At TCS Daily, J. D. Johannes writes:
In the first month of full implementation – June, 2007 – the “surge” strategy of General David Petraeus resulted in a 32% decline in Iraqi deaths. An anti-al Qaeda alliance of Sunni chiefs, Coalition forces, and the Iraqi Army drove the insurgency out of most of al Anbar, and much of Baghdad.
Over the past three months, I was privileged to observe “surge” operations as a reporter embedded with combat units. I assure my readers: these operations were no mere repetition of the futile “clearing” raids of the past. General David Petraeus has implemented a regimen based on a career-long study of counterinsurgency. The revised tactics include meticulous census taking of persons and vehicles; skilled, persistent diplomacy with tribal leaders; incorporation of local intelligence; constant foot patrols in the residential areas from platoon and squad sized outposts; and persistent perimeter control of areas cleared and held. […]
But in the flush of battlefield success, public perception of American military progress continued its calamitous decline. According to Pew Research, the percentage of Americans who opine that America’s military operations are “going well” slid from 38% in May ’07 to 34% in June; those who believe our military operations are “not going well” increased from 57% of respondents to 61%.
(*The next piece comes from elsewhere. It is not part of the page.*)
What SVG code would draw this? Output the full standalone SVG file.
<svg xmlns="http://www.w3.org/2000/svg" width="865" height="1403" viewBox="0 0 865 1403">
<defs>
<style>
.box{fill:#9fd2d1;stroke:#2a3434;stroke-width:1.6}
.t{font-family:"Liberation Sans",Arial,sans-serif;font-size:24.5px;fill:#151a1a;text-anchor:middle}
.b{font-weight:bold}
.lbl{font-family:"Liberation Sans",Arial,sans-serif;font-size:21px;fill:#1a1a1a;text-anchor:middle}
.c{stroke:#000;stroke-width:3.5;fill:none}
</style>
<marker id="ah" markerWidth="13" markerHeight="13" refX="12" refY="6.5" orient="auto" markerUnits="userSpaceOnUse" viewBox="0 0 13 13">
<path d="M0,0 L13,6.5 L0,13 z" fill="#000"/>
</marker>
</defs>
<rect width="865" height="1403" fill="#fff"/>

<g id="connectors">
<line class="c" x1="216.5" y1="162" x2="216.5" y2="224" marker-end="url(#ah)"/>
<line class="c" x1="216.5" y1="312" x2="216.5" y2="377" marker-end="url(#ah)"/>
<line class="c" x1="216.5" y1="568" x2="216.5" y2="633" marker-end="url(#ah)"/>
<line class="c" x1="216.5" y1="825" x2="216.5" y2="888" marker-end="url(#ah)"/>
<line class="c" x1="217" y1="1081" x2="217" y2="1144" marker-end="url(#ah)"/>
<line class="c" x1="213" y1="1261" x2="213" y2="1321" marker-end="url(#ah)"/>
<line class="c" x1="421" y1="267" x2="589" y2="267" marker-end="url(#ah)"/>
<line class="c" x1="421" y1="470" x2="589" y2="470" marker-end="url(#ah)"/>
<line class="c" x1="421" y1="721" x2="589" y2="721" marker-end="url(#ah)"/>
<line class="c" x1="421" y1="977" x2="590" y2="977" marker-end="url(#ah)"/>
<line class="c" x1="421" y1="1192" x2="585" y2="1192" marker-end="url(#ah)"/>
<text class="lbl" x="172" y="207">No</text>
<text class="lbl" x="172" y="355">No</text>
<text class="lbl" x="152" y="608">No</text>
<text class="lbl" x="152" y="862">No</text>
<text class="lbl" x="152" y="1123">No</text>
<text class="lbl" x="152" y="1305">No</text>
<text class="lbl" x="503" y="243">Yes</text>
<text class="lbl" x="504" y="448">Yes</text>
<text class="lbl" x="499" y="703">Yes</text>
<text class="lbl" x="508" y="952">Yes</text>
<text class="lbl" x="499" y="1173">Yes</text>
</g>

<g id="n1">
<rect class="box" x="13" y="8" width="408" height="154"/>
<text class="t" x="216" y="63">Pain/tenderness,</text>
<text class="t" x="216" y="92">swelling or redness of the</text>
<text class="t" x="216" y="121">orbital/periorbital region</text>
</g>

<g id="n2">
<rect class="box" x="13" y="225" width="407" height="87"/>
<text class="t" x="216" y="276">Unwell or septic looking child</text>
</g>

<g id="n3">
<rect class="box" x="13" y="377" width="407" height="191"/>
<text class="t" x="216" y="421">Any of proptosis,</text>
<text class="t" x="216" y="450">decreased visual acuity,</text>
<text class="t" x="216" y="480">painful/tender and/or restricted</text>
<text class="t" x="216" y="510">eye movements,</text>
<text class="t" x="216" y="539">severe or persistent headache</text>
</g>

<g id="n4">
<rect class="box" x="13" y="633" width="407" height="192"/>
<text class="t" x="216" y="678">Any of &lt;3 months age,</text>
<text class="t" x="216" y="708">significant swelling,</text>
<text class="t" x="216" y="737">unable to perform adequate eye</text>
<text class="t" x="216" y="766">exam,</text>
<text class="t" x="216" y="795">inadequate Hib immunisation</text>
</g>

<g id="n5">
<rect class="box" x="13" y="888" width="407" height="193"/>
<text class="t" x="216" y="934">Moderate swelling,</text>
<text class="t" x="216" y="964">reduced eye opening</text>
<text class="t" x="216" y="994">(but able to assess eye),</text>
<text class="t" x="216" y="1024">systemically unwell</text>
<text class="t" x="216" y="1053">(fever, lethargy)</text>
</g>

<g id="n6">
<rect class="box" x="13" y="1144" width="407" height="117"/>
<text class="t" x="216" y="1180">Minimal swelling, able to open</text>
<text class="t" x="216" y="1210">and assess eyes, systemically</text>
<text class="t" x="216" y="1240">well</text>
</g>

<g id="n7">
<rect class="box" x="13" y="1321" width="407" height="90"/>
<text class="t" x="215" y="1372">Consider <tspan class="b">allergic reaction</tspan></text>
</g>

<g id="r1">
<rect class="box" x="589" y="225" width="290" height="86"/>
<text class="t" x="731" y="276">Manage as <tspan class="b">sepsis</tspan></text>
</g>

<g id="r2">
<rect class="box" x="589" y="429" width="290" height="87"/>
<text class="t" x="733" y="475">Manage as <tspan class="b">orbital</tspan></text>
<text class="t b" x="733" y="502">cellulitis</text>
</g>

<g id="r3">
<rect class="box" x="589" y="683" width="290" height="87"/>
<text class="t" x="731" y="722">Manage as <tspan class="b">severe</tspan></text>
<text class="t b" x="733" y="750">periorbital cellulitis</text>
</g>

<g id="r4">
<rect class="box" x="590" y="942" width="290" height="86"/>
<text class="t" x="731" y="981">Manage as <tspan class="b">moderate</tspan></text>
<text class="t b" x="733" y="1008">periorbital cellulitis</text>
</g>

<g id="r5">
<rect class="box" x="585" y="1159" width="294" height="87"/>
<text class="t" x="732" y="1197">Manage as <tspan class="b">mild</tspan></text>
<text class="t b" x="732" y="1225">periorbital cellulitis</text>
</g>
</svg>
Johannes goes on to describe the concept of Gross Ratings Points, used in advertising and political campaigns, and estimates that “from May 2003 to June 2006 a net 56,556 pessimistic Gross Ratings Points caused a 34 point swing [downward] in the polls.” These were the GRPs from CNN, Fox News, and MSNBC alone. GRPs from broadcast networks and other cable channels are not included. The estimate was conservative in that it was based on the negative slant in stories from Fox News while the negative slant from CNN and MSNBC is much more pronounced.
Political consultants also deal in GRPs. For a handy reference, Congressional and Senate Campaigns tend to buy 800-1,200 points a week for advertising on TV. A campaign would want at least 800 points behind each message/ad. (When I managed campaigns I liked to run 1,000 GRPs a week in every applicable media market.)
If a message has thousands of GRPs behind it, you will be able to sing the jingle along with the commercial.
How this works is obvious. With over 55,000 GRPs behind the “Quagmire” message it’s no reason that the American public has been sold on the idea that Iraq is unwinnable. Yet it is quite winnable, though within the United States it has so far lacked an effective PR campaign to allow it the political space in which it can be won.